The conservative critique of academia is that there's a self-enforcing conformity and that liberal intellectuals are scared of conservative ideas backed up with "hard facts."
I read that op-ed and thought it was partisan, culture war crap. My question is, how would your department deal with a collegue whose grasp of the facts was up to par, but who came to different conclusions about what the facts meant?
I truly don't know where to start here - I could get going on the whole liberal bias thing, and, well, the gender inequity will require a good glass (bottle) of wine first. I truly despise that my opinion is often discounted because I'm dismissed as "an academic" - we can ramble on about our individual areas of expertise - but we also, as human beings on the planet, have the inalienable right to ramble on about anything else we want to - just like everybody else, but it seems unacceptable....which has just generated this whole education backlash (who needs to read anyway?) and...well, I won't even get started on the gender inequity thing. There isn't enough wine in Charleston!

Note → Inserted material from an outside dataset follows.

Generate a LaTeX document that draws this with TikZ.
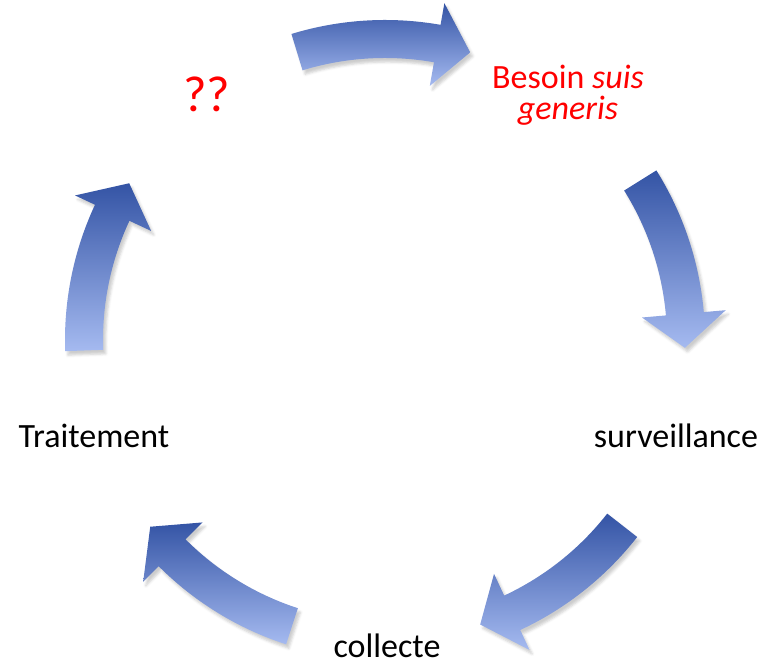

Daniel has some good questions, and because I'm procrastinating, I'll answer them. Honestly, my post was inflammatory and not fully defensible. Part of me certainly believes it, but it's not necessarily the most spiritually attuned, compassionate, balanced part of me.
If someone in the humanities or social sciences is an old-school conservative--not believing in big government--I don't know that they would encounter a lot of opposition. But if someone is "conservative" meaning "fundamentalist Christian," then yeah, they'd probably hit some resistance to their ideas.
Biffle often accuses me of being intolerant of intolerance, and I think he's right. If someone is using what they consider to be valid evidence to back up the contention that LGBT folks don't deserve civil rights, or that rape is just an evolutionary inevitability, then I have a hard time being open to those ideas.
Impeccable logic indeed! All intelligent people are liberal. If you're intelligent, then therefore it follows from necessity that you must be liberal.
The logic is air-tight!
dear i got kids:
It means that some people (such as conservative editorialist Cal Thomas) believe the old adage "that boys will be boys."